◆ THE TASK
Beginning with the first line, set down every line through the one containing "0.571, 0.42, 0.50, 0.372, 0.458, 0.318, 0.40];", exactly as it appears, but not the pictures.
[START OF RECORD LIST]
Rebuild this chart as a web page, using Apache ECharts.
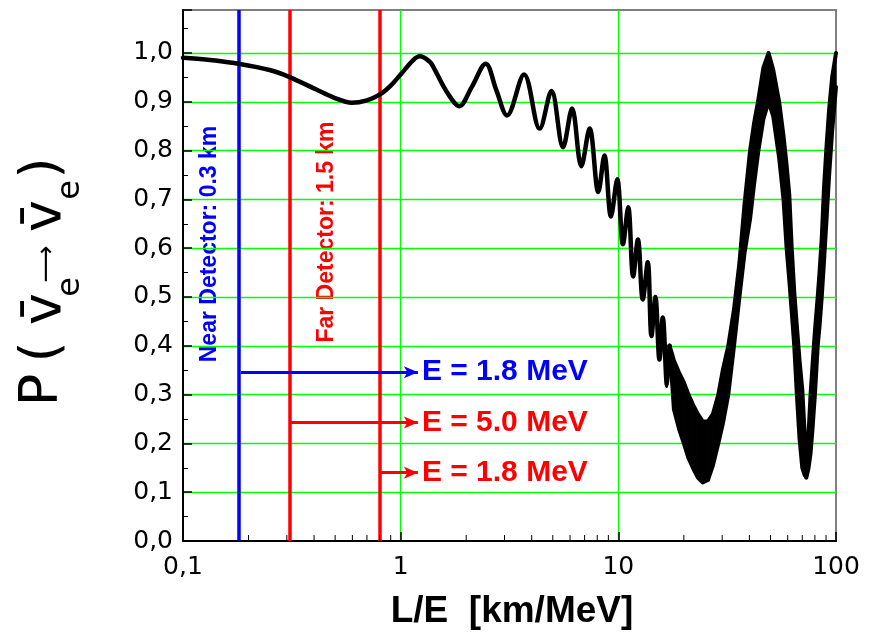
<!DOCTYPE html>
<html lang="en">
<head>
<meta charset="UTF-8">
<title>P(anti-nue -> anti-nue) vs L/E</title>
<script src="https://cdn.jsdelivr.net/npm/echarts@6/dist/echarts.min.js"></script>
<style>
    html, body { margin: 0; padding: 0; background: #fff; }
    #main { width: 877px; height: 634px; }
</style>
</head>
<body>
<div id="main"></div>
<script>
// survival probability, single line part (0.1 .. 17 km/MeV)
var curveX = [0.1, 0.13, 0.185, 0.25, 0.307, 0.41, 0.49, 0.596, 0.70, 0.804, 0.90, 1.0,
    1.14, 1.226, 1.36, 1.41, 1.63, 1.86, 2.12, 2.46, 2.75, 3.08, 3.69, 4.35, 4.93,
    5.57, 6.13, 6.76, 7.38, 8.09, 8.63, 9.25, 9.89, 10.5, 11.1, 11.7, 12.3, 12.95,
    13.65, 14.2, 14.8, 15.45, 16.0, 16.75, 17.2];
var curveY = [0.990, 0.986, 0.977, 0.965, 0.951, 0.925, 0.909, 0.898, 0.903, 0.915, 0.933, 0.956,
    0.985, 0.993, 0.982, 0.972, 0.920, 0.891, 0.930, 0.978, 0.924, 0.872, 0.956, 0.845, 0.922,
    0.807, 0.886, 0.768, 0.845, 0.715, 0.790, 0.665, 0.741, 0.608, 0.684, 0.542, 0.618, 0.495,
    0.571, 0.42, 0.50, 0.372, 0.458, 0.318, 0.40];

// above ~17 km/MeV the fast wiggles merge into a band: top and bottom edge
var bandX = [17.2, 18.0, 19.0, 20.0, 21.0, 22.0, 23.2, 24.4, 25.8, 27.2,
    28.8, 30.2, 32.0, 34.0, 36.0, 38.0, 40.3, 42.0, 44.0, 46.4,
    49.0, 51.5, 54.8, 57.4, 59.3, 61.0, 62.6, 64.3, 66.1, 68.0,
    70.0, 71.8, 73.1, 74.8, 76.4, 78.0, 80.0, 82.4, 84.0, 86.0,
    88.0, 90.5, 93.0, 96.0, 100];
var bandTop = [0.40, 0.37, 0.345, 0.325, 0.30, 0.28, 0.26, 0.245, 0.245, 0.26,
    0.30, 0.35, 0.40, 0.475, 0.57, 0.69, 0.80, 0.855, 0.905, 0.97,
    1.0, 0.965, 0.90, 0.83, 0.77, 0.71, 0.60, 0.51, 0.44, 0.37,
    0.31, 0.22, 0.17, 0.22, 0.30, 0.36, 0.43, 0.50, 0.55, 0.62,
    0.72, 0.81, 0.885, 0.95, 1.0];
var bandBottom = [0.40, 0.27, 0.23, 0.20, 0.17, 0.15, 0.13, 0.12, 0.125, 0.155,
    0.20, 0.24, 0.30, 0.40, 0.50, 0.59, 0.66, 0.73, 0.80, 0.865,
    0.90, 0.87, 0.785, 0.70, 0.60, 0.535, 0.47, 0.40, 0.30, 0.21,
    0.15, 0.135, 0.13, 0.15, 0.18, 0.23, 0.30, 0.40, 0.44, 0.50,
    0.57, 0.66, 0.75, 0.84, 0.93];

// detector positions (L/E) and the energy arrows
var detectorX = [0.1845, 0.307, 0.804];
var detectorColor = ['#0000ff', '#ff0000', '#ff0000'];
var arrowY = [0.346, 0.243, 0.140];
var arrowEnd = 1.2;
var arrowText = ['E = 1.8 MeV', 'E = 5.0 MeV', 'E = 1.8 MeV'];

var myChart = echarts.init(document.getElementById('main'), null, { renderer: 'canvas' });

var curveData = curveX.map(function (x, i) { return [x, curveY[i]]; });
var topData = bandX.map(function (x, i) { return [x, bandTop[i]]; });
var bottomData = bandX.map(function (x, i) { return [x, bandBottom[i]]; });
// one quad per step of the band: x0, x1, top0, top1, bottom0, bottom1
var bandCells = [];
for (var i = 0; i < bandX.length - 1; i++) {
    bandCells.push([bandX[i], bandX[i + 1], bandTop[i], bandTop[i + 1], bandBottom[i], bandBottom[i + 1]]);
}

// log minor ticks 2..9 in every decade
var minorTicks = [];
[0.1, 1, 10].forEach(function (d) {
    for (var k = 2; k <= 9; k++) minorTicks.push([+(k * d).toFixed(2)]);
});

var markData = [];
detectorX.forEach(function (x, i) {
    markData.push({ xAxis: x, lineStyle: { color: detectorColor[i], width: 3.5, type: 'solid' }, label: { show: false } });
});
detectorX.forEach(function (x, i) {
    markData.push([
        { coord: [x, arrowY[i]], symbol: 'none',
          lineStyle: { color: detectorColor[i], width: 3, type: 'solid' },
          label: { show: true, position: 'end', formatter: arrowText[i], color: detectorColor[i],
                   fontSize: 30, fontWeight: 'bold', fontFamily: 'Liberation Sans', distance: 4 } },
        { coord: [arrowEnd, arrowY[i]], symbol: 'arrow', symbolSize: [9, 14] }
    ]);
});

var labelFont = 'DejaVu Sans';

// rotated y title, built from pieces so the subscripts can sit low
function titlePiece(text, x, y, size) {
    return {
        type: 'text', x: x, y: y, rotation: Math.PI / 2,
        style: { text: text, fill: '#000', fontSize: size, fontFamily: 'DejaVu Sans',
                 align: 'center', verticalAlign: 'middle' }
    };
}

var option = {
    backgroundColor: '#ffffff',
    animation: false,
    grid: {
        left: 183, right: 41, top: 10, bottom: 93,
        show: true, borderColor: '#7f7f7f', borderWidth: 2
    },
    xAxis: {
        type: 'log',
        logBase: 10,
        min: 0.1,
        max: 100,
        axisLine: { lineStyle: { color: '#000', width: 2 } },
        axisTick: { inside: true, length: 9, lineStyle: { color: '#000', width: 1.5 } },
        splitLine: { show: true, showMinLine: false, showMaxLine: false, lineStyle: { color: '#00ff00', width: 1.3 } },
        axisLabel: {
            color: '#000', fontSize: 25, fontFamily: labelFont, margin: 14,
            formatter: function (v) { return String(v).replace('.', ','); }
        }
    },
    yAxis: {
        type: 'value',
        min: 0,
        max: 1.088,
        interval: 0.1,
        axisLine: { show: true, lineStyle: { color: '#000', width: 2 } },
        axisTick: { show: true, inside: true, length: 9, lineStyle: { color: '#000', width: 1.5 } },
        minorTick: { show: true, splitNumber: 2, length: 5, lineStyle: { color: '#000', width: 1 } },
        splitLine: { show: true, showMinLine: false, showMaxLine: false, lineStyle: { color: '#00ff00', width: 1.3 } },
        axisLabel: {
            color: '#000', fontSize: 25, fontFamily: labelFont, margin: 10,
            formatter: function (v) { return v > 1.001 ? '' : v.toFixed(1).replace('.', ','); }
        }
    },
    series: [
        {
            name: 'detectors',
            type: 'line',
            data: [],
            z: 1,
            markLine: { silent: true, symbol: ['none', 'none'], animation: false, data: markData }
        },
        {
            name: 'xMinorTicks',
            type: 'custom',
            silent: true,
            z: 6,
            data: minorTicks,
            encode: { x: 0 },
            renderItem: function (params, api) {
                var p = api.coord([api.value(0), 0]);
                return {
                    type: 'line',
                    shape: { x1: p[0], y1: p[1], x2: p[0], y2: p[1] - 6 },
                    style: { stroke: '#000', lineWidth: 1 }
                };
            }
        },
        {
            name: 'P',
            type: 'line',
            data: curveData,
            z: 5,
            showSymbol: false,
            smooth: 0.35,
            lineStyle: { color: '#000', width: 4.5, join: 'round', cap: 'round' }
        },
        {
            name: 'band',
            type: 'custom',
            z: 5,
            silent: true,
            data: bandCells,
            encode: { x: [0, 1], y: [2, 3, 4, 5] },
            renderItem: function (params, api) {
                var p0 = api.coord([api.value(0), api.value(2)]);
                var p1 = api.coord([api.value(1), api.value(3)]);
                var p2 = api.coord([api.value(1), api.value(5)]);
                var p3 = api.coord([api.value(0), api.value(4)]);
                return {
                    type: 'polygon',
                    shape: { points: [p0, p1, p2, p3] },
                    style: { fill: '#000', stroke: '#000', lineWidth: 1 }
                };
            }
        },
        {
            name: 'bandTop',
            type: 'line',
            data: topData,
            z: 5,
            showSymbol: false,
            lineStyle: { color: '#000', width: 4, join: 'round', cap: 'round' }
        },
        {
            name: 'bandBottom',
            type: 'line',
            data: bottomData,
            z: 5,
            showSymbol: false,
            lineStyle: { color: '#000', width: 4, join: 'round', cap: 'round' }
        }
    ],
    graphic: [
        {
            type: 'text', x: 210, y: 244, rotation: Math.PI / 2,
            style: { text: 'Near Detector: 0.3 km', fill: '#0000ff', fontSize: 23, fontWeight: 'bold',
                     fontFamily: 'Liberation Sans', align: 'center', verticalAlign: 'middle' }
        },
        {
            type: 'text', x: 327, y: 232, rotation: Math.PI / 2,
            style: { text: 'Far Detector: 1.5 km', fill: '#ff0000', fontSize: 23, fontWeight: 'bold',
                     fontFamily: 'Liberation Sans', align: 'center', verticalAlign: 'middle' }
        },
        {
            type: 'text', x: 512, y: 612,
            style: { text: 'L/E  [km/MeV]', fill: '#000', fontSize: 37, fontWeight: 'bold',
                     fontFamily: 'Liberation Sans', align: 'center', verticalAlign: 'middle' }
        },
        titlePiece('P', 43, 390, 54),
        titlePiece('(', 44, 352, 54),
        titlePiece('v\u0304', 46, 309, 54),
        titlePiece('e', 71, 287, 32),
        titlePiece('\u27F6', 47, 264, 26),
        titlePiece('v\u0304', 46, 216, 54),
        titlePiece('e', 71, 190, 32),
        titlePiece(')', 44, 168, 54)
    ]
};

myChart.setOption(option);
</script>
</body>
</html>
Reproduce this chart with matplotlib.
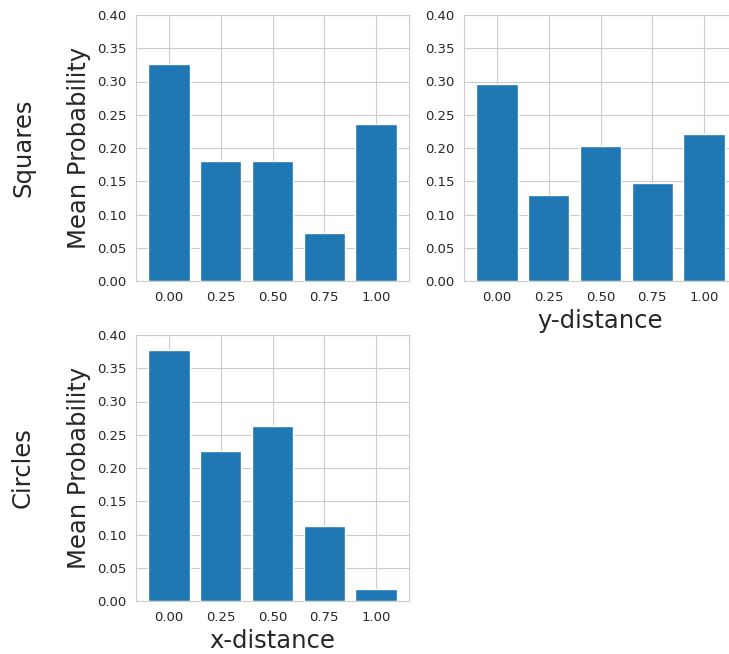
[END OF RECORD LIST]
◆ ANSWER TO THE PROBLEM
Rebuild this chart as a web page, using Apache ECharts.
<!DOCTYPE html>
<html lang="en">
<head>
<meta charset="UTF-8">
<title>P(anti-nue -> anti-nue) vs L/E</title>
<script src="https://cdn.jsdelivr.net/npm/echarts@6/dist/echarts.min.js"></script>
<style>
    html, body { margin: 0; padding: 0; background: #fff; }
    #main { width: 877px; height: 634px; }
</style>
</head>
<body>
<div id="main"></div>
<script>
// survival probability, single line part (0.1 .. 17 km/MeV)
var curveX = [0.1, 0.13, 0.185, 0.25, 0.307, 0.41, 0.49, 0.596, 0.70, 0.804, 0.90, 1.0,
    1.14, 1.226, 1.36, 1.41, 1.63, 1.86, 2.12, 2.46, 2.75, 3.08, 3.69, 4.35, 4.93,
    5.57, 6.13, 6.76, 7.38, 8.09, 8.63, 9.25, 9.89, 10.5, 11.1, 11.7, 12.3, 12.95,
    13.65, 14.2, 14.8, 15.45, 16.0, 16.75, 17.2];
var curveY = [0.990, 0.986, 0.977, 0.965, 0.951, 0.925, 0.909, 0.898, 0.903, 0.915, 0.933, 0.956,
    0.985, 0.993, 0.982, 0.972, 0.920, 0.891, 0.930, 0.978, 0.924, 0.872, 0.956, 0.845, 0.922,
    0.807, 0.886, 0.768, 0.845, 0.715, 0.790, 0.665, 0.741, 0.608, 0.684, 0.542, 0.618, 0.495,
    0.571, 0.42, 0.50, 0.372, 0.458, 0.318, 0.40];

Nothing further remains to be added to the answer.